YOUR TASK:
Transcribe the whole listing below without changing a word, but leave out every image.

COLLECTED MATERIAL:
-*-*-
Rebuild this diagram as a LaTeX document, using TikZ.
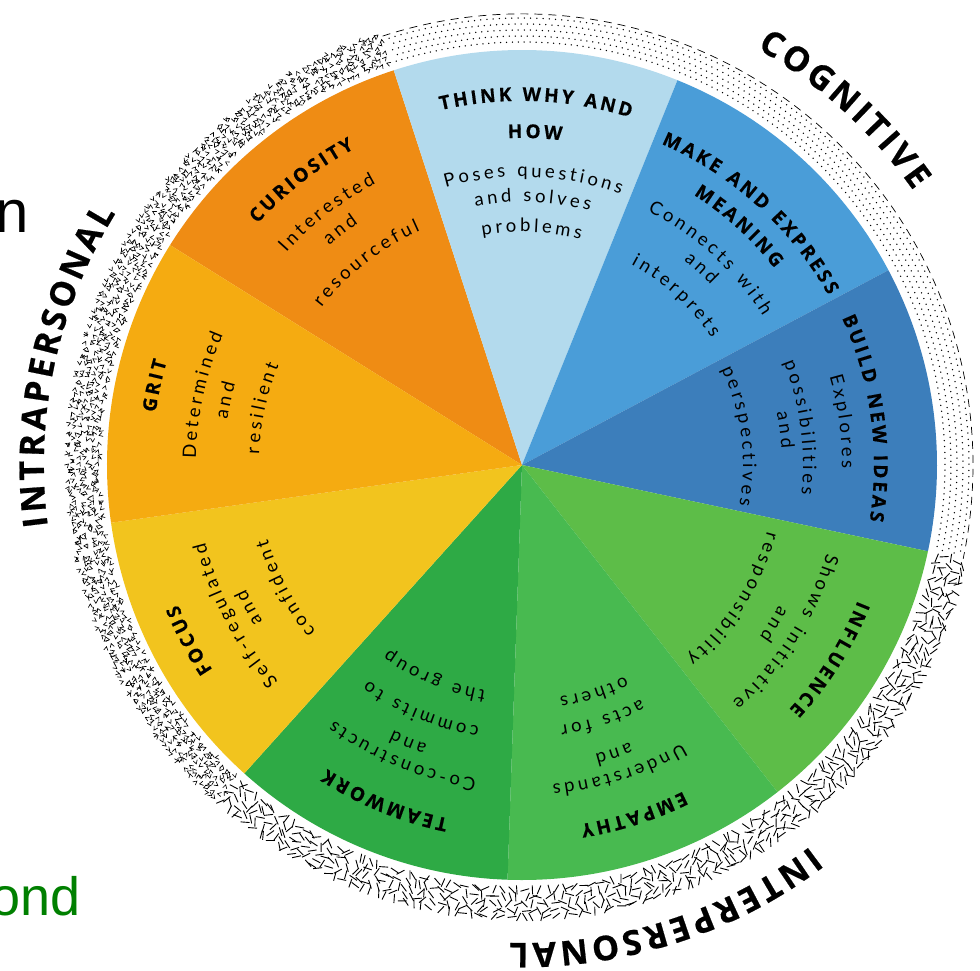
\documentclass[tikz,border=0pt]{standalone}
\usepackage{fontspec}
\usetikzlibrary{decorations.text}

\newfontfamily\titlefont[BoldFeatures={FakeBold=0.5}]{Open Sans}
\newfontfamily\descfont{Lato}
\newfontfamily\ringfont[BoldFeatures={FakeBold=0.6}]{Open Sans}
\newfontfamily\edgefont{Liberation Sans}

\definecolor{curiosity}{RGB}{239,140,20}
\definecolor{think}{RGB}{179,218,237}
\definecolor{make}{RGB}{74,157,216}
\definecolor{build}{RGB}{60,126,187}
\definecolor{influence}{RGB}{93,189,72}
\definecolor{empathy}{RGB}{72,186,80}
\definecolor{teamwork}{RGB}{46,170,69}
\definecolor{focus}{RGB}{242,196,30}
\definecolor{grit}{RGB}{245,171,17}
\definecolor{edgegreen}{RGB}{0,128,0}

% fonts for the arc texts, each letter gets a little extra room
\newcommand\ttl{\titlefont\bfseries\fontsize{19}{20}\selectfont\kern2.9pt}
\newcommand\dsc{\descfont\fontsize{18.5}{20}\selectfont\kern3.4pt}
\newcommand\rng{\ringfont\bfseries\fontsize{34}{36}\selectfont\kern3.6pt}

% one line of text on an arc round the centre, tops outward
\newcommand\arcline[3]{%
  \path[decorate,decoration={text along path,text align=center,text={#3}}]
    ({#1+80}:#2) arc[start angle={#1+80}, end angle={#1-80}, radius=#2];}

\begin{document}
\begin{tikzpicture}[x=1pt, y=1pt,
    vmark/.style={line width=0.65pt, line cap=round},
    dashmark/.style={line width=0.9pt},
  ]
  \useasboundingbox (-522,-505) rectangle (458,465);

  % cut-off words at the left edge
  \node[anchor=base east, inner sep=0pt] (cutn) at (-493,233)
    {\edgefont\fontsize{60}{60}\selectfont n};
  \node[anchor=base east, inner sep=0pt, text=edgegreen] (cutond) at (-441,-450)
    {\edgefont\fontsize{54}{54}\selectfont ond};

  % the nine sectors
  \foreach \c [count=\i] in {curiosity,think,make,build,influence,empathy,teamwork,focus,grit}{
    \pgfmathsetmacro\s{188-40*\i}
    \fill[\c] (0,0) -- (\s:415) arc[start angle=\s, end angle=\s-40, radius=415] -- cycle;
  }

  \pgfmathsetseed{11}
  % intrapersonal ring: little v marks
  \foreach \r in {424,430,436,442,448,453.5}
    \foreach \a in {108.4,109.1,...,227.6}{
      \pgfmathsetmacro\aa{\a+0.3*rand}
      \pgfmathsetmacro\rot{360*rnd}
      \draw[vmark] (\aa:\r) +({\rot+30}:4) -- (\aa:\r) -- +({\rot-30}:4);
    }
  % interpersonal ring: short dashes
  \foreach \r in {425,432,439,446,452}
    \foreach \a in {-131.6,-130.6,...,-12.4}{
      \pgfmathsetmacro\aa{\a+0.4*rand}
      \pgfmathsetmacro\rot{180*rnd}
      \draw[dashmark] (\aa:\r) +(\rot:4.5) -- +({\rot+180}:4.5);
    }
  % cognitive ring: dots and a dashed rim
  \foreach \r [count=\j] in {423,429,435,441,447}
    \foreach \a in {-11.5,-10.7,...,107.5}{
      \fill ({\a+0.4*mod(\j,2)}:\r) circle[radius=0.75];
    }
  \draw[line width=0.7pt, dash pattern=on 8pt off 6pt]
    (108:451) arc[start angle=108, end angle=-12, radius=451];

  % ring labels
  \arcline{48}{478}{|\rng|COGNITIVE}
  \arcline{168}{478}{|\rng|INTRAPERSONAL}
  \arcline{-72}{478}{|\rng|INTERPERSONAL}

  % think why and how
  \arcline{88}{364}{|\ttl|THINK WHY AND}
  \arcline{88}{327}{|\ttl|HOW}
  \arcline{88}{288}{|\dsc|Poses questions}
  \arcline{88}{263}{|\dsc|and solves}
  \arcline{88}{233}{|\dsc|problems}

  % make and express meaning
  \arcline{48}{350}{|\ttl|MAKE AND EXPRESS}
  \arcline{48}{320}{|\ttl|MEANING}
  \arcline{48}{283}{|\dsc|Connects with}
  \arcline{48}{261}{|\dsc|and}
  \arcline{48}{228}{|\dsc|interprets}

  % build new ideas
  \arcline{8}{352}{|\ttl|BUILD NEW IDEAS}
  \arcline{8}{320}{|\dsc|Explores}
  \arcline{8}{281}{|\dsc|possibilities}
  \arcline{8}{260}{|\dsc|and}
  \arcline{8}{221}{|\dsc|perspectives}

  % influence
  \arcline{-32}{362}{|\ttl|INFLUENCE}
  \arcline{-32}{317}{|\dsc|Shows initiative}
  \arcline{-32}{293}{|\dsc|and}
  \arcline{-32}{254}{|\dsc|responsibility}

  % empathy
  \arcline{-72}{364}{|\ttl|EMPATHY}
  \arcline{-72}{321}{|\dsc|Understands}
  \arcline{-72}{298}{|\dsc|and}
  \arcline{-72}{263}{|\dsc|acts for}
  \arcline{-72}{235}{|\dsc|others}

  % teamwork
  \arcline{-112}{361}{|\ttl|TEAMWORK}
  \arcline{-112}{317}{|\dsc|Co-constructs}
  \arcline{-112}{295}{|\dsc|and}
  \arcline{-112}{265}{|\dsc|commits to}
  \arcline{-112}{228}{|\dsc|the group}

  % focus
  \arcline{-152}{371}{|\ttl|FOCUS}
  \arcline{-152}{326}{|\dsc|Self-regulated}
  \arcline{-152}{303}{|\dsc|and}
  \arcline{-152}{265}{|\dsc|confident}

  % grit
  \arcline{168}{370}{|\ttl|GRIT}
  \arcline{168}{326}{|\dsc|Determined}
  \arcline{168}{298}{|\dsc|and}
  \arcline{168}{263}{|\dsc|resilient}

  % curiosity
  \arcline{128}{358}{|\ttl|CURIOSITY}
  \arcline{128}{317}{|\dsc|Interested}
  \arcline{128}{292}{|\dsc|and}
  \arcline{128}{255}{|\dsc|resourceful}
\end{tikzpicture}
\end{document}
-*-*-
SOLUTION FOR THIS TASK:
Rebuild this diagram as a LaTeX document, using TikZ.
\documentclass[tikz,border=0pt]{standalone}
\usepackage{fontspec}
\usetikzlibrary{decorations.text}

\newfontfamily\titlefont[BoldFeatures={FakeBold=0.5}]{Open Sans}
\newfontfamily\descfont{Lato}
\newfontfamily\ringfont[BoldFeatures={FakeBold=0.6}]{Open Sans}
\newfontfamily\edgefont{Liberation Sans}

\definecolor{curiosity}{RGB}{239,140,20}
\definecolor{think}{RGB}{179,218,237}
\definecolor{make}{RGB}{74,157,216}
\definecolor{build}{RGB}{60,126,187}
\definecolor{influence}{RGB}{93,189,72}
\definecolor{empathy}{RGB}{72,186,80}
\definecolor{teamwork}{RGB}{46,170,69}
\definecolor{focus}{RGB}{242,196,30}
\definecolor{grit}{RGB}{245,171,17}
\definecolor{edgegreen}{RGB}{0,128,0}

% fonts for the arc texts, each letter gets a little extra room
\newcommand\ttl{\titlefont\bfseries\fontsize{19}{20}\selectfont\kern2.9pt}
\newcommand\dsc{\descfont\fontsize{18.5}{20}\selectfont\kern3.4pt}
\newcommand\rng{\ringfont\bfseries\fontsize{34}{36}\selectfont\kern3.6pt}

% one line of text on an arc round the centre, tops outward
\newcommand\arcline[3]{%
  \path[decorate,decoration={text along path,text align=center,text={#3}}]
    ({#1+80}:#2) arc[start angle={#1+80}, end angle={#1-80}, radius=#2];}

\begin{document}
\begin{tikzpicture}[x=1pt, y=1pt,
    vmark/.style={line width=0.65pt, line cap=round},
    dashmark/.style={line width=0.9pt},
  ]
  \useasboundingbox (-522,-505) rectangle (458,465);

  % cut-off words at the left edge
  \node[anchor=base east, inner sep=0pt] (cutn) at (-493,233)
    {\edgefont\fontsize{60}{60}\selectfont n};
  \node[anchor=base east, inner sep=0pt, text=edgegreen] (cutond) at (-441,-450)
    {\edgefont\fontsize{54}{54}\selectfont ond};

  % the nine sectors
  \foreach \c [count=\i] in {curiosity,think,make,build,influence,empathy,teamwork,focus,grit}{
    \pgfmathsetmacro\s{188-40*\i}
    \fill[\c] (0,0) -- (\s:415) arc[start angle=\s, end angle=\s-40, radius=415] -- cycle;
  }

  \pgfmathsetseed{11}
  % intrapersonal ring: little v marks
  \foreach \r in {424,430,436,442,448,453.5}
    \foreach \a in {108.4,109.1,...,227.6}{
      \pgfmathsetmacro\aa{\a+0.3*rand}
      \pgfmathsetmacro\rot{360*rnd}
      \draw[vmark] (\aa:\r) +({\rot+30}:4) -- (\aa:\r) -- +({\rot-30}:4);
    }
  % interpersonal ring: short dashes
  \foreach \r in {425,432,439,446,452}
    \foreach \a in {-131.6,-130.6,...,-12.4}{
      \pgfmathsetmacro\aa{\a+0.4*rand}
      \pgfmathsetmacro\rot{180*rnd}
      \draw[dashmark] (\aa:\r) +(\rot:4.5) -- +({\rot+180}:4.5);
    }
  % cognitive ring: dots and a dashed rim
  \foreach \r [count=\j] in {423,429,435,441,447}
    \foreach \a in {-11.5,-10.7,...,107.5}{
      \fill ({\a+0.4*mod(\j,2)}:\r) circle[radius=0.75];
    }
  \draw[line width=0.7pt, dash pattern=on 8pt off 6pt]
    (108:451) arc[start angle=108, end angle=-12, radius=451];

  % ring labels
  \arcline{48}{478}{|\rng|COGNITIVE}
  \arcline{168}{478}{|\rng|INTRAPERSONAL}
  \arcline{-72}{478}{|\rng|INTERPERSONAL}

  % think why and how
  \arcline{88}{364}{|\ttl|THINK WHY AND}
  \arcline{88}{327}{|\ttl|HOW}
  \arcline{88}{288}{|\dsc|Poses questions}
  \arcline{88}{263}{|\dsc|and solves}
  \arcline{88}{233}{|\dsc|problems}

  % make and express meaning
  \arcline{48}{350}{|\ttl|MAKE AND EXPRESS}
  \arcline{48}{320}{|\ttl|MEANING}
  \arcline{48}{283}{|\dsc|Connects with}
  \arcline{48}{261}{|\dsc|and}
  \arcline{48}{228}{|\dsc|interprets}

  % build new ideas
  \arcline{8}{352}{|\ttl|BUILD NEW IDEAS}
  \arcline{8}{320}{|\dsc|Explores}
  \arcline{8}{281}{|\dsc|possibilities}
  \arcline{8}{260}{|\dsc|and}
  \arcline{8}{221}{|\dsc|perspectives}

  % influence
  \arcline{-32}{362}{|\ttl|INFLUENCE}
  \arcline{-32}{317}{|\dsc|Shows initiative}
  \arcline{-32}{293}{|\dsc|and}
  \arcline{-32}{254}{|\dsc|responsibility}

  % empathy
  \arcline{-72}{364}{|\ttl|EMPATHY}
  \arcline{-72}{321}{|\dsc|Understands}
  \arcline{-72}{298}{|\dsc|and}
  \arcline{-72}{263}{|\dsc|acts for}
  \arcline{-72}{235}{|\dsc|others}

  % teamwork
  \arcline{-112}{361}{|\ttl|TEAMWORK}
  \arcline{-112}{317}{|\dsc|Co-constructs}
  \arcline{-112}{295}{|\dsc|and}
  \arcline{-112}{265}{|\dsc|commits to}
  \arcline{-112}{228}{|\dsc|the group}

  % focus
  \arcline{-152}{371}{|\ttl|FOCUS}
  \arcline{-152}{326}{|\dsc|Self-regulated}
  \arcline{-152}{303}{|\dsc|and}
  \arcline{-152}{265}{|\dsc|confident}

  % grit
  \arcline{168}{370}{|\ttl|GRIT}
  \arcline{168}{326}{|\dsc|Determined}
  \arcline{168}{298}{|\dsc|and}
  \arcline{168}{263}{|\dsc|resilient}

  % curiosity
  \arcline{128}{358}{|\ttl|CURIOSITY}
  \arcline{128}{317}{|\dsc|Interested}
  \arcline{128}{292}{|\dsc|and}
  \arcline{128}{255}{|\dsc|resourceful}
\end{tikzpicture}
\end{document}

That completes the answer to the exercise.